Paolo Borsellino aveva scoperto qualcosa dopo la morte di Giovanni Falcone. Una traccia sugli assassini? La trattativa tra Stato e mafia? Non è ancora chiaro, ma la testimonianza inedita di Maria Falcone, sorella del giudice, aggiunge un tassello importante ad una vicenda ancora oscura. È emersa dai verbali segreti dell’estate del 1992, che erano conservati nell’archivio del Consiglio superiore della magistratura. Tolto il segreto sulle audizioni del ’92, riemergono pagine e pagine con gli sfoghi dei pm di Palermo per le misure di sicurezza carenti, i veleni del palazzo di giustizia e le ultime confidenze di Paolo Borsellino. E possono essere utili per i magistrati di Caltanissetta che stanno provando a scoprire cosa spinse Totò Riina ad accelerare la strage di via D’Amelio. «Paolo era appoggiato a una colonna del chiostro della Chiesa di San Francesco. Era appena finita la messa del trigesimo di Giovanni, mi disse: “State calmi perché sto cercando di arrivare… state tranquilli, ci riusciremo”», la testimonianza di Maria Falcone.
COSA AVEVA SCOPERTO PAOLO BORSELLINO?
I verbali del ’92 sono stati acquisiti dal procuratore generale Roberto Scarpinato, che sostiene l’accusa nel processo d’appello per la Trattativa Stato-mafia. Il passaggio dell’audizione di Maria Falcone risale al 31 luglio 1992, ma la sorella del giudice lo ricorda molto bene. «Paolo mi disse parole ancora più precise: “Sto arrivando a trovare delle cose, altro che Tangentopoli e Tangentopoli”», racconta a Repubblica. Nella sua mente il ricordo di quel giorno è ancora chiaro: dopo la messa per il fratello Giovanni, Borsellino l’aveva portata a vedere il campetto di calcio dove giocavano da bambini. Lei era scoraggiata e lui le disse: «Sto lavorando tanto, state tranquilli». Ma anche l’allora pm Enza Sabatino raccontò di un’indagine delicata di cui gli parlò Paolo Borsellino. «Nei primi giorni di luglio, mi disse che aveva in corso indagini delicate, mi parlò di alcuni pentiti». Il giudice stava interrogando Gaspare Mutolo e Leonardo Messina, con cui stava ricostruendo i rapporti di Cosa nostra con gli apparati istituzionali e il mondo economico.

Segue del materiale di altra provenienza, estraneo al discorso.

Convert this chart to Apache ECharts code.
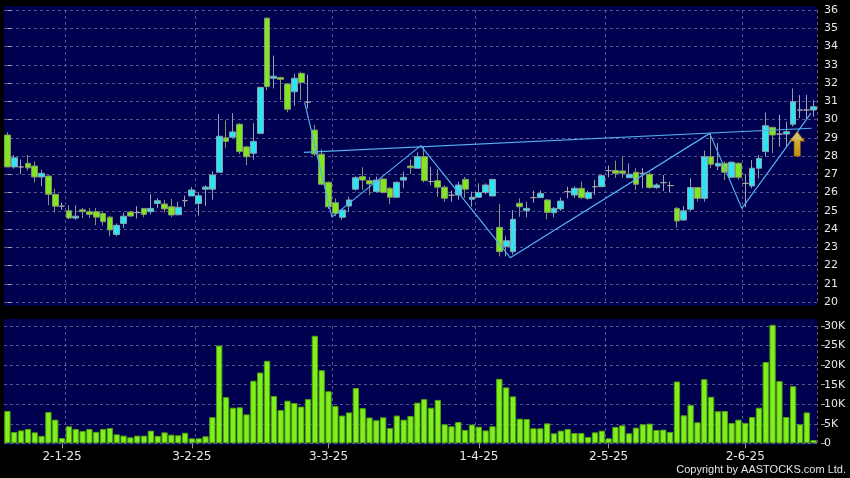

L’avvocato Fabio Trizzino, legale di parte civile della famiglia del giudice, al processo di Caltanissetta contro il latitante Messina Denaro ha ribadito che bisogna cercare le risposte nei 57 giorni tra le due stragi. «Dobbiamo capire quali informazioni possano essere finite a Borsellino, potremmo iniziare a vedere la finalità preveniva di bloccarlo sul fronte del dossier mafia e appalti», di cui peraltro è tornato recentemente a parlare Alberto Di Pisa.